Can anything be done to prevent this ecological “bait and switch” being played on the region’s salmon?

Striking before the iron is warm

On the Canadian side of the border, the Mining Tenure Act is the policy tool that allows mining companies to make claims on potential mineral deposits. The act “is currently a free-entry process and claims can be staked through an online portal by companies or individuals for a nominal fee without consultation,” the study reads.

And, presently, there are no restrictions on where mining claims can be placed — if a company is looking five, 10 or even 20 years down the line and taking climatic factors into consideration, it can put a mining claim on land that, at the time of the claim, is locked in ice.

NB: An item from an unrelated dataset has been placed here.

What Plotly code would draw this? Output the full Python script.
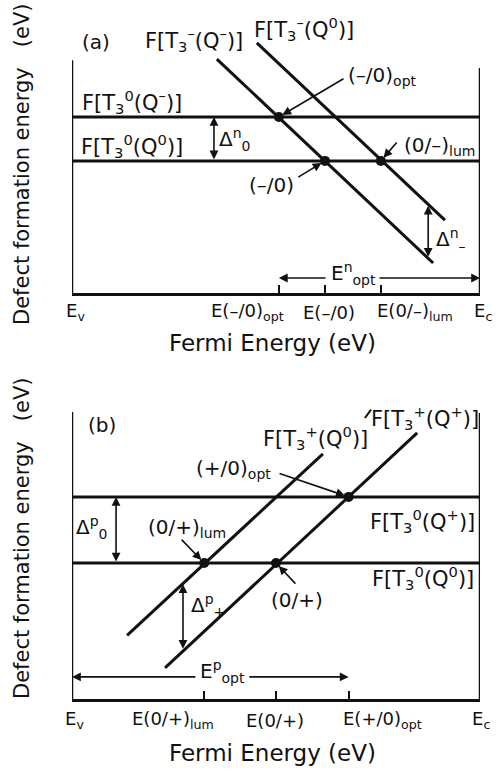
import plotly.graph_objects as go

# ---------------- data (schematic: Fermi energy Ev=0 ... Ec=10, formation energy in arb. units) -------------
# Panel (a)
a_levels = [6.45, 4.84]                       # F[T3^0(Q-)], F[T3^0(Q0)]
a_line1_x = [3.55, 8.85]                      # F[T3^-(Q^-)]
a_line1_y = [8.57, 1.10]
a_line2_x = [4.53, 9.14]                      # F[T3^-(Q^0)]
a_line2_y = [9.16, 2.67]
a_cross_x = [5.07, 6.20, 7.57]                # (-/0)opt, (-/0), (0/-)lum
a_cross_y = [6.45, 4.84, 4.84]
a_tick_vals = [5.07, 6.20, 7.57]
a_tick_text = ["E(–/0)<sub>opt</sub>", "E(–/0)", "E(0/–)<sub>lum</sub>"]
a_delta0 = [6.45, 4.84]                       # Δ0^n spans between levels
a_delta_minus = [3.20, 1.27]                  # Δ-^n spans between the two lines
a_eopt = [5.07, 10.0]                         # E_opt^n from E(-/0)opt to Ec

# Panel (b)
b_levels = [6.76, 4.55]                       # F[T3^0(Q+)], F[T3^0(Q0)]
b_lineA_x = [1.35, 6.15]                      # F[T3^+(Q^0)]
b_lineA_y = [2.13, 8.20]
b_lineB_x = [2.28, 8.46]                      # F[T3^+(Q^+)]
b_lineB_y = [1.04, 8.90]
b_cross_x = [3.24, 5.00, 6.78]                # (0/+)lum, (0/+), (+/0)opt
b_cross_y = [4.55, 4.55, 6.76]
b_tick_vals = [3.24, 5.00, 6.78]
b_tick_text = ["E(0/+)<sub>lum</sub>", "E(0/+)", "E(+/0)<sub>opt</sub>"]
b_delta0 = [6.76, 4.55]
b_delta_plus = [3.84, 1.63]
b_eopt = [0.0, 6.78]

# ---------------- styling / layout -----------------
FONT = "DejaVu Sans, Liberation Sans, Arial, sans-serif"
BLACK = "#111111"
LW = 3

fig = go.Figure()

def add_panel(xr, yr, levels, lines, cross_x, cross_y):
    for lv in levels:
        fig.add_trace(go.Scatter(x=[0, 10], y=[lv, lv], mode="lines",
                                 line=dict(color=BLACK, width=LW), xaxis=xr, yaxis=yr,
                                 showlegend=False, hoverinfo="skip"))
    for lx, ly in lines:
        fig.add_trace(go.Scatter(x=lx, y=ly, mode="lines",
                                 line=dict(color=BLACK, width=LW), xaxis=xr, yaxis=yr,
                                 showlegend=False, hoverinfo="skip"))
    fig.add_trace(go.Scatter(x=cross_x, y=cross_y, mode="markers",
                             marker=dict(color=BLACK, size=10), xaxis=xr, yaxis=yr,
                             showlegend=False, hoverinfo="skip"))

add_panel("x", "y", a_levels, [(a_line1_x, a_line1_y), (a_line2_x, a_line2_y)], a_cross_x, a_cross_y)
add_panel("x2", "y2", b_levels, [(b_lineA_x, b_lineA_y), (b_lineB_x, b_lineB_y)], b_cross_x, b_cross_y)

ann = []

def text(xr, yr, x, y, t, size=20, xanchor="center", yshift=0):
    ann.append(dict(xref=xr, yref=yr, x=x, y=y, text=t, showarrow=False,
                    font=dict(family=FONT, size=size, color=BLACK),
                    xanchor=xanchor, yanchor="middle", yshift=yshift))

def arrow(xr, yr, x0, y0, x1, y1, both=False, standoff=0):
    d = dict(xref=xr, yref=yr, axref=xr, ayref=yr, x=x1, y=y1, ax=x0, ay=y0,
             text="", showarrow=True, arrowhead=2, arrowsize=1.1, arrowwidth=1.6,
             arrowcolor=BLACK, standoff=standoff)
    if both:
        d.update(arrowside="end+start", startarrowhead=2, startarrowsize=1.1)
    ann.append(d)

FL = 21  # F[...] label size
# ----- panel (a) texts -----
text("x", "y", 0.59, 9.19, "(a)", 20)
text("x", "y", 2.99, 9.27, "F[T<sub>3</sub><sup>–</sup>(Q<sup>–</sup>)]", FL)
text("x", "y", 5.69, 9.67, "F[T<sub>3</sub><sup>–</sup>(Q<sup>0</sup>)]", FL)
text("x", "y", 1.47, 7.00, "F[T<sub>3</sub><sup>0</sup>(Q<sup>–</sup>)]", FL)
text("x", "y", 1.47, 5.38, "F[T<sub>3</sub><sup>0</sup>(Q<sup>0</sup>)]", FL)
text("x", "y", 7.62, 7.95, "(–/0)<sub>opt</sub>")
text("x", "y", 9.00, 5.38, "(0/–)<sub>lum</sub>")
text("x", "y", 4.90, 3.96, "(–/0)")
text("x", "y", 3.98, 5.62, "Δ<sup>n</sup><sub>0</sub>")
text("x", "y", 9.28, 1.95, "Δ<sup>n</sup><sub>–</sub>")
text("x", "y", 6.89, 0.72, "E<sup>n</sup><sub>opt</sub>")
arrow("x", "y", 6.69, 7.88, a_cross_x[0], a_cross_y[0], standoff=4)
arrow("x", "y", 7.99, 5.57, a_cross_x[2], a_cross_y[2], standoff=4)
arrow("x", "y", 5.51, 4.21, a_cross_x[1], a_cross_y[1], standoff=4)
arrow("x", "y", 3.48, a_delta0[1], 3.48, a_delta0[0], both=True)
arrow("x", "y", 8.73, a_delta_minus[1], 8.73, a_delta_minus[0], both=True)
arrow("x", "y", 6.25, 0.55, a_eopt[0], 0.55)
arrow("x", "y", 7.50, 0.55, a_eopt[1], 0.55)
# tick labels (placed below the axis, in axis-domain units)
a_tick_pos = [4.31, 6.30, 8.40]
text("x domain", "y domain", 0.008, 0, "E<sub>v</sub>", 18, yshift=-19)
for p, t in zip(a_tick_pos, a_tick_text):
    text("x domain", "y domain", p / 10, 0, t, 18, yshift=-19)
text("x domain", "y domain", 1.007, 0, "E<sub>c</sub>", 18, yshift=-19)

# ----- panel (b) texts -----
text("x2", "y2", 0.74, 9.16, "(b)", 20)
text("x2", "y2", 8.65, 9.40, "F[T<sub>3</sub><sup>+</sup>(Q<sup>+</sup>)]", FL)
text("x2", "y2", 5.98, 8.73, "F[T<sub>3</sub><sup>+</sup>(Q<sup>0</sup>)]", FL)
text("x2", "y2", 3.97, 7.69, "(+/0)<sub>opt</sub>")
text("x2", "y2", 8.60, 5.95, "F[T<sub>3</sub><sup>0</sup>(Q<sup>+</sup>)]", FL)
text("x2", "y2", 0.49, 5.72, "Δ<sup>p</sup><sub>0</sub>")
text("x2", "y2", 2.82, 5.72, "(0/+)<sub>lum</sub>")
text("x2", "y2", 8.60, 4.05, "F[T<sub>3</sub><sup>0</sup>(Q<sup>0</sup>)]", FL)
text("x2", "y2", 3.33, 3.14, "Δ<sup>p</sup><sub>+</sub>")
text("x2", "y2", 5.51, 3.31, "(0/+)")
text("x2", "y2", 3.68, 0.92, "E<sup>p</sup><sub>opt</sub>")
arrow("x2", "y2", 5.05, 7.56, b_cross_x[2], b_cross_y[2], standoff=4)
arrow("x2", "y2", 2.65, 5.38, b_cross_x[0], b_cross_y[0], standoff=4)
arrow("x2", "y2", 5.51, 3.81, b_cross_x[1], b_cross_y[1], standoff=4)
arrow("x2", "y2", 1.08, b_delta0[1], 1.08, b_delta0[0], both=True)
arrow("x2", "y2", 2.72, b_delta_plus[1], 2.72, b_delta_plus[0], both=True)
arrow("x2", "y2", 3.06, 0.74, b_eopt[0], 0.74)
arrow("x2", "y2", 4.31, 0.74, b_eopt[1], 0.74)
b_tick_pos = [2.48, 4.98, 7.60]
text("x2 domain", "y2 domain", 0.005, 0, "E<sub>v</sub>", 18, yshift=-21)
for p, t in zip(b_tick_pos, b_tick_text):
    text("x2 domain", "y2 domain", p / 10, 0, t, 18, yshift=-21)
text("x2 domain", "y2 domain", 1.002, 0, "E<sub>c</sub>", 18, yshift=-21)

# axis titles
sp = "\u00a0" * 3
for yc in (0.7874, 0.3054):
    ann.append(dict(xref="paper", yref="paper", x=0.044, y=yc, text="Defect formation energy" + sp + "(eV)",
                    textangle=-90, showarrow=False, xanchor="center", yanchor="middle",
                    font=dict(family=FONT, size=21, color=BLACK)))
for yc in (0.558, 0.0296):
    ann.append(dict(xref="paper", yref="paper", x=0.545, y=yc, text="Fermi Energy (eV)",
                    showarrow=False, xanchor="center", yanchor="middle",
                    font=dict(family=FONT, size=23, color=BLACK)))

# box side lines (open top) and a small leader mark
shapes = [
    dict(type="line", xref="x", yref="y", x0=0, x1=0, y0=0, y1=8.53, line=dict(color=BLACK, width=2.5)),
    dict(type="line", xref="x", yref="y", x0=10, x1=10, y0=0, y1=8.24, line=dict(color=BLACK, width=2.5)),
    dict(type="line", xref="x2", yref="y2", x0=0, x1=0, y0=0, y1=9.60, line=dict(color=BLACK, width=2.5)),
    dict(type="line", xref="x2", yref="y2", x0=10, x1=10, y0=0, y1=9.57, line=dict(color=BLACK, width=2.5)),
    dict(type="line", xref="x2", yref="y2", x0=7.18, x1=7.33, y0=9.40, y1=9.68, line=dict(color=BLACK, width=2)),
]

xcommon = dict(range=[0, 10], domain=[0.144, 0.96], showgrid=False, zeroline=False,
               showline=True, linecolor=BLACK, linewidth=2.5, ticks="inside", ticklen=8,
               tickwidth=2, tickcolor=BLACK, showticklabels=False)
ycommon = dict(range=[0, 10], showgrid=False, zeroline=False, showline=False,
               showticklabels=False, ticks="")

fig.update_layout(
    width=500, height=776, margin=dict(l=0, r=0, t=0, b=0),
    paper_bgcolor="white", plot_bgcolor="white", showlegend=False,
    xaxis=dict(xcommon, anchor="y", tickvals=a_tick_vals),
    yaxis=dict(ycommon, domain=[0.6224, 0.9742], anchor="x"),
    xaxis2=dict(xcommon, anchor="y2", tickvals=b_tick_vals),
    yaxis2=dict(ycommon, domain=[0.0992, 0.4845], anchor="x2"),
    annotations=ann, shapes=shapes,
)

fig.write_html("out.html", config={"displayModeBar": False},
               post_script="document.body.style.margin='0';document.body.style.overflow='hidden';")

“Neither BC nor Canadian environmental assessment laws mandate incorporation of climate change forecasts and future habitat values into evaluation of environmental risks,” the study reads. “Further, once a project is deemed ‘substantially started’ by BC, the environmental assessment certificate that grants the rights to the mine development can be held in perpetuity.”

The people factor

Many of these lands claimed by mining interests, of course, have never been formally ceded by Canada’s Indigenous people to the government, even though many of the lands are presently managed as “crown lands,” the rough equivalent of public lands in the United States.

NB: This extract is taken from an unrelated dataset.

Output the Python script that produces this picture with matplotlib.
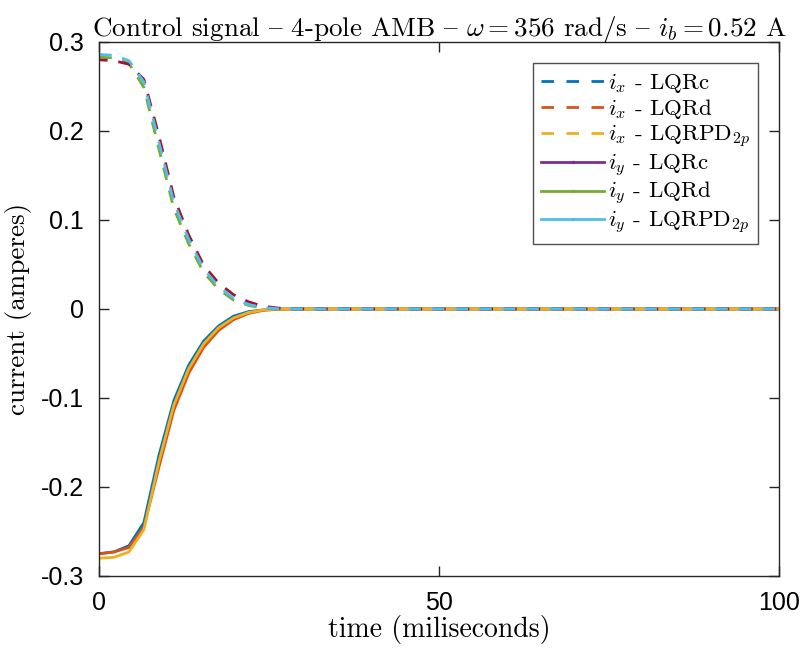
import matplotlib
matplotlib.use('Agg')
import matplotlib.pyplot as plt
from matplotlib.lines import Line2D

# tempo (ms) e correnti
t = [0, 2.2, 4.4, 6.6, 8.8, 11.0, 13.2, 15.4, 17.6, 19.8, 22.0, 24.2, 26.4, 28.6, 100]

ix_lightblue = [0.286, 0.285, 0.279, 0.255, 0.188, 0.120, 0.078, 0.045, 0.025, 0.012, 0.005, 0.0015, 0.0003, 0, 0]
ix_green = [0.283, 0.282, 0.276, 0.249, 0.180, 0.113, 0.073, 0.041, 0.022, 0.010, 0.004, 0.001, 0.0, 0, 0]
ix_darkred = [0.280, 0.279, 0.275, 0.258, 0.195, 0.126, 0.083, 0.049, 0.029, 0.016, 0.008, 0.003, 0.001, 0, 0]

iy_blue = [-0.275, -0.273, -0.266, -0.240, -0.165, -0.103, -0.063, -0.036, -0.019, -0.008, -0.003, -0.001, 0, 0, 0]
iy_orange = [-0.275, -0.273, -0.268, -0.245, -0.178, -0.114, -0.072, -0.043, -0.024, -0.012, -0.005, -0.0015, -0.0003, 0, 0]
iy_yellow = [-0.280, -0.279, -0.273, -0.248, -0.172, -0.108, -0.067, -0.039, -0.021, -0.010, -0.004, -0.001, 0, 0, 0]

legend_labels = [r'$i_x$ - LQRc', r'$i_x$ - LQRd', r'$i_x$ - LQRPD$_{2p}$',
                 r'$i_y$ - LQRc', r'$i_y$ - LQRd', r'$i_y$ - LQRPD$_{2p}$']

# colori MATLAB
blue, orange, yellow = '#0072BD', '#D95319', '#EDB120'
purple, green, lightblue, darkred = '#7E2F8E', '#77AC30', '#4DBEEE', '#A2142F'

plt.rcParams['mathtext.fontset'] = 'cm'
serif = ['cmr10', 'DejaVu Serif']
tickfont = 'Liberation Sans'
# in cmr10 (codifica TeX) il carattere '{' e' il trattino lungo
dash = '{'

fig = plt.figure(figsize=(8.01, 6.49), dpi=100)
ax = fig.add_axes([0.1236, 0.1125, 0.8489, 0.8228])

lw = 2.0
dpat = (4.6, 3.9)
ax.plot(t, iy_blue, color=blue, lw=lw)
ax.plot(t, iy_orange, color=orange, lw=lw)
ax.plot(t, iy_yellow, color=yellow, lw=lw)
ax.plot(t, ix_green, color=green, lw=lw, ls=(0, dpat))
ax.plot(t, ix_darkred, color=darkred, lw=lw, ls=(1.5, dpat))
ax.plot(t, ix_lightblue, color=lightblue, lw=lw, ls=(0, dpat))

ax.set_xlim(0, 100)
ax.set_ylim(-0.3, 0.3)
ax.set_xticks([0, 50, 100])
ax.set_xticklabels(['0', '50', '100'])
ax.set_yticks([-0.3, -0.2, -0.1, 0, 0.1, 0.2, 0.3])
ax.set_yticklabels(['-0.3', '-0.2', '-0.1', '0', '0.1', '0.2', '0.3'])
ax.tick_params(direction='in', length=7, width=1, top=True, right=True,
               labelsize=18, colors='#262626')
ax.tick_params(axis='x', pad=11)
ax.tick_params(axis='y', pad=11)
for lab in ax.get_xticklabels() + ax.get_yticklabels():
    lab.set_fontfamily(tickfont)
    lab.set_color('black')
for s in ax.spines.values():
    s.set_color('#262626')
    s.set_linewidth(1.0)

ax.set_xlabel('time (miliseconds)', fontsize=20, family=serif, labelpad=0)
ax.set_ylabel('current (amperes)', fontsize=19.5, family=serif, labelpad=6)
ax.set_title('Control signal ' + dash + r' 4-pole AMB ' + dash + r' $\omega = 356$ rad/s '
             + dash + r' $i_b = 0.52$ A', fontsize=19.5, family=serif, pad=4)

lpat = (4.5, 4.5)
handles = [
    Line2D([], [], color=blue, lw=lw, ls=(0, lpat)),
    Line2D([], [], color=orange, lw=lw, ls=(0, lpat)),
    Line2D([], [], color=yellow, lw=lw, ls=(0, lpat)),
    Line2D([], [], color=purple, lw=lw, marker='.', markersize=3),
    Line2D([], [], color=green, lw=lw, marker='.', markersize=3),
    Line2D([], [], color=lightblue, lw=lw, marker='.', markersize=3),
]
leg = ax.legend(handles, legend_labels, loc='upper right', bbox_to_anchor=(0.969, 0.961),
                prop={'family': serif, 'size': 16.5}, frameon=True, fancybox=False,
                edgecolor='#262626', handlelength=2.75, handletextpad=0.15,
                labelspacing=0.08, borderpad=0.35, borderaxespad=0, markerscale=1)
leg.get_frame().set_linewidth(1.0)

fig.savefig('out.png', dpi=100)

Some First Nations leaders are looking to the U.S. for some advice on how to protect these new habitats. For instance, the receding Mendenhall Glacier near Juneau, Alaska, is opening up new salmon habitat a short distance from the city. The Mendenhall River, which is formed by the melting ice of Mendenhall Glacier, is federally protected from mining activity.

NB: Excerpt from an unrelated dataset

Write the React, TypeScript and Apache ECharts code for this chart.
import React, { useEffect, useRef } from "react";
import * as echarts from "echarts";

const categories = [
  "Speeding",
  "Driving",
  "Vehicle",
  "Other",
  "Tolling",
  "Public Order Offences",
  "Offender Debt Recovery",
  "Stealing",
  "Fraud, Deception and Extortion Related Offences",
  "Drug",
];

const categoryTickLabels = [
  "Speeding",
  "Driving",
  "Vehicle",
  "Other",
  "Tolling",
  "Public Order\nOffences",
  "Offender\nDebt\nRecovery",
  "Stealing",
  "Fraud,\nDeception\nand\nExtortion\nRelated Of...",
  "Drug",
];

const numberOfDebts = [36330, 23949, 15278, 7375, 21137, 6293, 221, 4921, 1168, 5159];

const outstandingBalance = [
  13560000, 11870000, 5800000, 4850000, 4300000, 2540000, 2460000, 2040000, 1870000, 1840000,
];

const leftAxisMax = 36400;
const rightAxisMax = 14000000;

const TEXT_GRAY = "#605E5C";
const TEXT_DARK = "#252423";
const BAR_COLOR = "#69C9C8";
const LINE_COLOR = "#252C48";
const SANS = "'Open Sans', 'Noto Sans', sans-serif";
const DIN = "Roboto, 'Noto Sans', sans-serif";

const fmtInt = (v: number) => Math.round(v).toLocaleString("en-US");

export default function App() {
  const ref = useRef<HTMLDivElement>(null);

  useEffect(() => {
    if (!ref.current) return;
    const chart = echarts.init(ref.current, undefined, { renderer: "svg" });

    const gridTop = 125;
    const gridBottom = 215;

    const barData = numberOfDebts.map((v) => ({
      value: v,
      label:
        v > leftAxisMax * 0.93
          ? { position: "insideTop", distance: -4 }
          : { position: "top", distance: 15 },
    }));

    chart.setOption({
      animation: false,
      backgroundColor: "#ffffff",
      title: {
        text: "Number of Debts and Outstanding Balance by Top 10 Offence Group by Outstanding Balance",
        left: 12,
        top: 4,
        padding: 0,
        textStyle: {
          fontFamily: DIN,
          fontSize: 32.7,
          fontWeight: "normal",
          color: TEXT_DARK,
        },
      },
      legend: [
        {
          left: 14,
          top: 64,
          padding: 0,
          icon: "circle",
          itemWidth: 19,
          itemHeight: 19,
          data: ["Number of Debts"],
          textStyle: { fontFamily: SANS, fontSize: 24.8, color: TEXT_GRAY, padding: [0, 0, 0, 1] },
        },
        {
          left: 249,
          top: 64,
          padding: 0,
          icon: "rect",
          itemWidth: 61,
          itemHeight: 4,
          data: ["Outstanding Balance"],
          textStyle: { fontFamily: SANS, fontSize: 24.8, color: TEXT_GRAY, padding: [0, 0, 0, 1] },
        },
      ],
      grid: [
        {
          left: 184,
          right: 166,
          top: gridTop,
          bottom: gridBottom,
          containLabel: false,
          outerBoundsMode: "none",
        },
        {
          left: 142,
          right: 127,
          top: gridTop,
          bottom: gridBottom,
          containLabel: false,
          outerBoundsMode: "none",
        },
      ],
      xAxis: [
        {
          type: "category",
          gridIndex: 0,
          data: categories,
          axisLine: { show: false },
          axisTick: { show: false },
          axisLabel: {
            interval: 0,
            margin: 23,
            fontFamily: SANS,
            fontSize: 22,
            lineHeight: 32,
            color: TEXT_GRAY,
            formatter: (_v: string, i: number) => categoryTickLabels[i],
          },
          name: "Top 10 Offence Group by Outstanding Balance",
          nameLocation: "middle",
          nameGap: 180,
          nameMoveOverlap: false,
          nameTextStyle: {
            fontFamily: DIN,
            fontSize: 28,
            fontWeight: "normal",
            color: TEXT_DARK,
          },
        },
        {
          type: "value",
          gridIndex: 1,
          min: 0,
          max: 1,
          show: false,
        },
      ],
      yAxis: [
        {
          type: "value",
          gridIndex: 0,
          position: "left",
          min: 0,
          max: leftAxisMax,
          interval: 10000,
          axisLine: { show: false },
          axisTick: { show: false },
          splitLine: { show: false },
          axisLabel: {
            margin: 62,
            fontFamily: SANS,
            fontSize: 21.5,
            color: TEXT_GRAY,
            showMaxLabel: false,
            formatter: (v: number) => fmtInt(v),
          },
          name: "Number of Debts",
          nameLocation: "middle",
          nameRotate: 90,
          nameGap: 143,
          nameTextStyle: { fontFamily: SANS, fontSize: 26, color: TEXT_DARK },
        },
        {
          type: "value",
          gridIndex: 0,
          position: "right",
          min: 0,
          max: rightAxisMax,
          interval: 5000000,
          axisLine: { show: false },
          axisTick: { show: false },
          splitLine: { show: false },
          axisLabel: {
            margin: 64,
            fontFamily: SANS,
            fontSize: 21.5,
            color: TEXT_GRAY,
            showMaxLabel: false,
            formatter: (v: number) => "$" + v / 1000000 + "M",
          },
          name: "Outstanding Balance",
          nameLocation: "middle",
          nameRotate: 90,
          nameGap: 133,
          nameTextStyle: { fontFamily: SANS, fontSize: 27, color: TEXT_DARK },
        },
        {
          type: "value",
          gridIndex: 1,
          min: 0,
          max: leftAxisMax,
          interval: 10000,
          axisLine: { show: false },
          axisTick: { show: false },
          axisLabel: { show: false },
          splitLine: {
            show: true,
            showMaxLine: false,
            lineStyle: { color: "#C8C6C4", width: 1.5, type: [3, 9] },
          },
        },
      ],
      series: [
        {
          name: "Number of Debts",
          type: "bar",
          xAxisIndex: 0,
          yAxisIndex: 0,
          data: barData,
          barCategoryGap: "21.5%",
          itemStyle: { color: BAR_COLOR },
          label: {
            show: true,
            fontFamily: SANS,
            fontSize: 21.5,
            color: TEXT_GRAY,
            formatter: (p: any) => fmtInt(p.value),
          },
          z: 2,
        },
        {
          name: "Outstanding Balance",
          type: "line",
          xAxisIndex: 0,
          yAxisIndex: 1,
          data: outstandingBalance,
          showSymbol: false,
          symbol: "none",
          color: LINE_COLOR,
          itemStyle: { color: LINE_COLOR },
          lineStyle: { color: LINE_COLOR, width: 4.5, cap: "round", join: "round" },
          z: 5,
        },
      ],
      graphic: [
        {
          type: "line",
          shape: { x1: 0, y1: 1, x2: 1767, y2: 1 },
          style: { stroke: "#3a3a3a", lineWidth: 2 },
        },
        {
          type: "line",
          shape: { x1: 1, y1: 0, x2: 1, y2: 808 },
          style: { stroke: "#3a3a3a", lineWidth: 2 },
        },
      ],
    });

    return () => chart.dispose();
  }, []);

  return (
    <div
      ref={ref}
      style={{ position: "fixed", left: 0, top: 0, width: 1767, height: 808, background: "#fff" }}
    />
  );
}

Canadian laws allow for similar protections, but foresight on the part of mining interests might mean that it’s just too late for some of these watersheds — remember the phrase “rights to the mine development can be held in perpetuity?”

Sockeye salmon swim in the Tulsequah River
Sockeye salmon swim in the Tulsequah River (photo: Jonathan Moore).

Given that two of the researching entities of this new study are First Nations, there is perhaps some relief that can be given to these watersheds from mining pressures. The BC government could designate some of the new salmon habitat as Indigenous Protection Areas, for instance.

Additionally, the BC Supreme Court ruled that the Mineral Tenure Act didn’t live up to its responsibilities to the province’s First Nations.

The court ordered the province to modernize the MTA in the next year and a half, with Indigenous people in mind.

“These changes can’t come soon enough,” says Tara Marsden, with Gitanyow Hereditary Chiefs, and one of the study’s co-authors. “The Mineral Tenure Act not only violates Indigenous rights but also undermines stewardship of ecosystems for future generations.”

But, again, are the environmental and cultural interests too late to the party? Have the mining interests beaten them to the punch. It sure seems so. Nevertheless, the study raises a very important issue:

“From glacier retreat to sea-ice retreat, rapid climate transformations are exacerbating industry pressures, and current policies are lagging behind the rapid pace of change,” the study concludes. “There is an urgent and widespread need to critically evaluate and reform colonial policies that were built on a static and extractive view of ecosystems and are barriers for climate adaptation.”